Not long after the show signed off, however, the NBA world was stunned when the ping pong balls determining the draft order bounced the Pelicans’ way, creating Gotham gloom in the Big Apple and Bourbon Street bliss in the Big Easy. New York Knicks fans were all but certain the balls would bounce their way and land Williamson in midtown Manhattan. 

From his rectory, Father Alello, who was not watching when the lottery order was announced, smiled. 

“Look what happened,” he said with a chuckle. “Let’s go back to my prayer that was terrible. Let’s talk about that.” 

His social media account was overrun with long-suffering Pelican fans and friends offering their thanks and congratulations. 

Moscona even invited Father Alello to return to the show the next day.
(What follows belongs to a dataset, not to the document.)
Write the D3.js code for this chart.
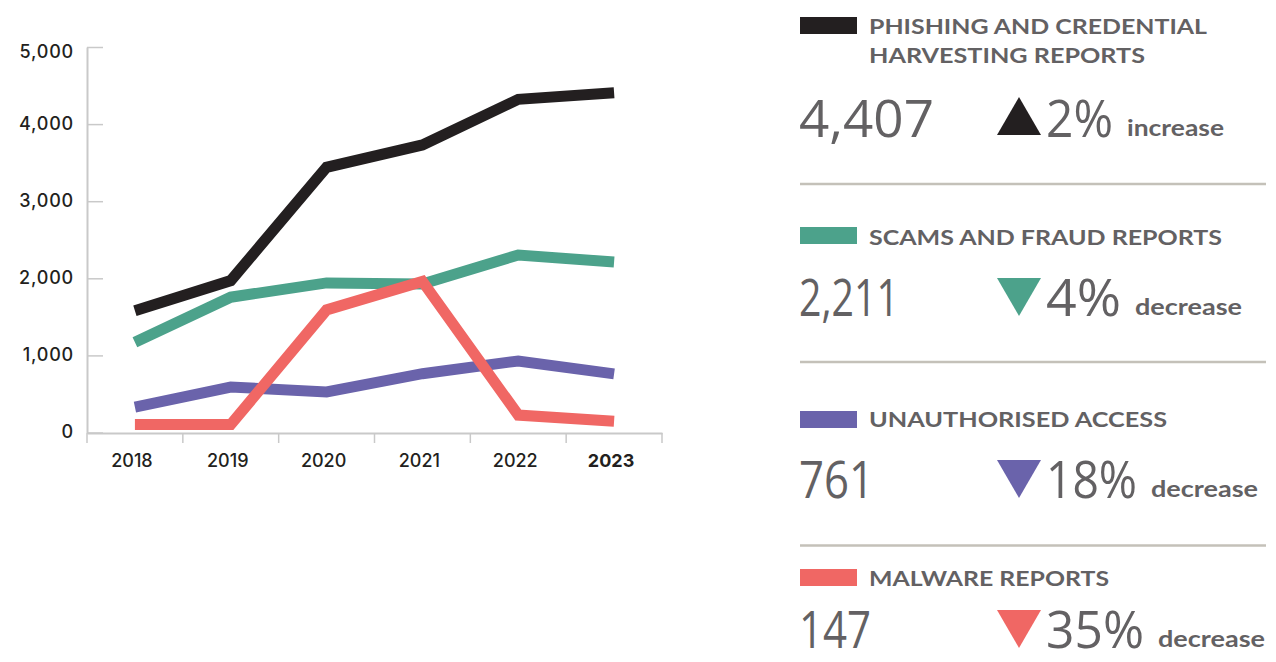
<!DOCTYPE html>
<html>
<head>
<meta charset="utf-8">
<script src="https://cdn.jsdelivr.net/npm/d3@7"></script>
<style>
  body { margin: 0; background: #fff; }
  svg { display: block; }
  .axis text { font-family: Inter, sans-serif; font-size: 18px; font-weight: 500; fill: #231f20; }
</style>
</head>
<body>
<div id="chart"></div>
<script>
(function() {
  // data
  var years = ['2018', '2019', '2020', '2021', '2022', '2023'];
  var phishing = [1580, 1970, 3440, 3730, 4321, 4407];
  var scams = [1170, 1755, 1940, 1925, 2303, 2211];
  var unauthorised = [330, 590, 525, 763, 928, 761];
  var malware = [103, 103, 1590, 1960, 226, 147];
  var yTicks = [0, 1000, 2000, 3000, 4000, 5000];

  var titles = [
    ['PHISHING AND CREDENTIAL', 'HARVESTING REPORTS'],
    ['SCAMS AND FRAUD REPORTS'],
    ['UNAUTHORISED ACCESS'],
    ['MALWARE REPORTS']
  ];
  var latest = [4407, 2211, 761, 147];
  var change = [2, -4, -18, -35];
  var colors = ['#231f20', '#4ca28b', '#6a63ab', '#f06764'];
  var seriesList = [phishing, scams, unauthorised, malware];

  var width = 1276, height = 662;
  var svg = d3.select('#chart').append('svg')
    .attr('width', width)
    .attr('height', height);

  // scales
  var x = d3.scaleBand().domain(years).range([87, 662]).padding(0);
  var y = d3.scaleLinear().domain([0, 5000]).range([432.5, 47]);
  var cx = function(d) { return x(d) + x.bandwidth() / 2; };

  // y axis
  var yAxis = svg.append('g')
    .attr('class', 'axis')
    .attr('transform', 'translate(87,0)')
    .call(d3.axisLeft(y).tickValues(yTicks).tickSizeInner(-16).tickSizeOuter(0)
      .tickPadding(13).tickFormat(d3.format(',')));
  yAxis.select('.domain').attr('stroke', '#c9c9c9').attr('stroke-width', 2);
  yAxis.selectAll('.tick line').attr('stroke', '#c9c9c9').attr('stroke-width', 1.5);
  yAxis.selectAll('.tick text').attr('letter-spacing', '0.8px')
    .attr('dy', function(d) { return d === 5000 ? '0.6em' : '0.3em'; });

  // x axis (labels at band centres, ticks at band edges)
  var xAxis = svg.append('g')
    .attr('class', 'axis')
    .attr('transform', 'translate(0,433)')
    .call(d3.axisBottom(x).tickSize(0).tickPadding(21));
  xAxis.select('.domain').attr('stroke', '#c9c9c9').attr('stroke-width', 2);
  xAxis.selectAll('.tick text')
    .attr('dx', -3)
    .style('font-weight', function(d) { return d === '2023' ? 700 : 500; });
  var edges = years.map(function(d) { return x(d); }).concat([x.range()[1]]);
  xAxis.selectAll('.edge').data(edges).enter().append('line')
    .attr('class', 'edge')
    .attr('x1', function(d) { return d; })
    .attr('x2', function(d) { return d; })
    .attr('y1', 0).attr('y2', 10)
    .attr('stroke', '#c9c9c9').attr('stroke-width', 1.5);

  // lines
  var line = d3.line()
    .x(function(d, i) { return cx(years[i]); })
    .y(function(d) { return y(d); });

  svg.selectAll('.series').data(seriesList).enter().append('path')
    .attr('class', 'series')
    .attr('d', line)
    .attr('fill', 'none')
    .attr('stroke', function(d, i) { return colors[i]; })
    .attr('stroke-width', 11)
    .attr('stroke-linejoin', 'miter')
    .attr('stroke-linecap', 'butt');

  // legend panels
  var gray = '#636163';
  var swatchTop = [17, 227, 411, 569];
  var titleBase = [34, 245, 427, 586];
  var numberBase = [137, 316, 498, 648];
  var separators = [184, 362, 545.5];
  var titleWidths = [[338, 276], [353], [298], [240]];
  var numberWidths = [135, 100, 75, 72];
  var pctWidths = [67, 75, 91, 98];

  svg.selectAll('.sep').data(separators).enter().append('line')
    .attr('class', 'sep')
    .attr('x1', 800).attr('x2', 1266)
    .attr('y1', function(d) { return d; })
    .attr('y2', function(d) { return d; })
    .attr('stroke', '#c4c1b9')
    .attr('stroke-width', 2.5);

  var fmt = d3.format(',');
  titles.forEach(function(t, i) {
    var g = svg.append('g');
    g.append('rect')
      .attr('x', 800).attr('y', swatchTop[i])
      .attr('width', 57).attr('height', 17)
      .attr('fill', colors[i]);

    t.forEach(function(txt, j) {
      g.append('text')
        .attr('x', 869).attr('y', titleBase[i] + j * 28.5)
        .attr('textLength', titleWidths[i][j])
        .attr('lengthAdjust', 'spacingAndGlyphs')
        .style('font-family', 'Lato, sans-serif')
        .style('font-weight', 'bold')
        .style('font-size', '21px')
        .style('fill', gray)
        .text(txt);
    });

    g.append('text')
      .attr('x', 799).attr('y', numberBase[i])
      .attr('textLength', numberWidths[i])
      .attr('lengthAdjust', 'spacingAndGlyphs')
      .style('font-family', '"Open Sans", sans-serif')
      .style('font-size', '52px')
      .style('fill', gray)
      .text(fmt(latest[i]));

    // triangle marker
    var base = numberBase[i], tx = 997, tw = 44, th = 38;
    var pts = change[i] > 0
      ? [[tx, base - 2], [tx + tw, base - 2], [tx + tw / 2, base - 2 - th]]
      : [[tx, base - th], [tx + tw, base - th], [tx + tw / 2, base]];
    g.append('path')
      .attr('d', d3.line()(pts) + 'Z')
      .attr('fill', colors[i]);

    g.append('text')
      .attr('x', 1046).attr('y', base)
      .attr('textLength', pctWidths[i])
      .attr('lengthAdjust', 'spacingAndGlyphs')
      .style('font-family', '"Open Sans", sans-serif')
      .style('font-size', '52px')
      .style('fill', gray)
      .text(Math.abs(change[i]) + '%');

    g.append('text')
      .attr('x', 1046 + pctWidths[i] + 14).attr('y', base - 1)
      .attr('textLength', change[i] > 0 ? 97 : 107)
      .attr('lengthAdjust', 'spacingAndGlyphs')
      .style('font-family', 'Lato, sans-serif')
      .style('font-weight', 'bold')
      .style('font-size', '23px')
      .style('fill', gray)
      .text(change[i] > 0 ? 'increase' : 'decrease');
  });
}).call(this);
</script>
</body>
</html>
Naturally, given a chance to serve up a serving of crow, who could refuse? 

“It was great, it was hysterical,” Father Alello said. “It was 15 minutes of bantering back and forth.”

Despite the frenzy and jocularity of the moment, Father Alello also stressed the spiritual side of the zaniness. 

“Here is an opportunity to get the message out in a market not used to hearing a Catholic priest,” he said. “Amid the goofiness of the interview, the fact I was able to invite people to pray, to slow down and invite them, to realize that God doesn’t always give us what we want, but if we are open to what God wants for us, God is the God of surprises,” he said. “Let’s be surprised sometimes.”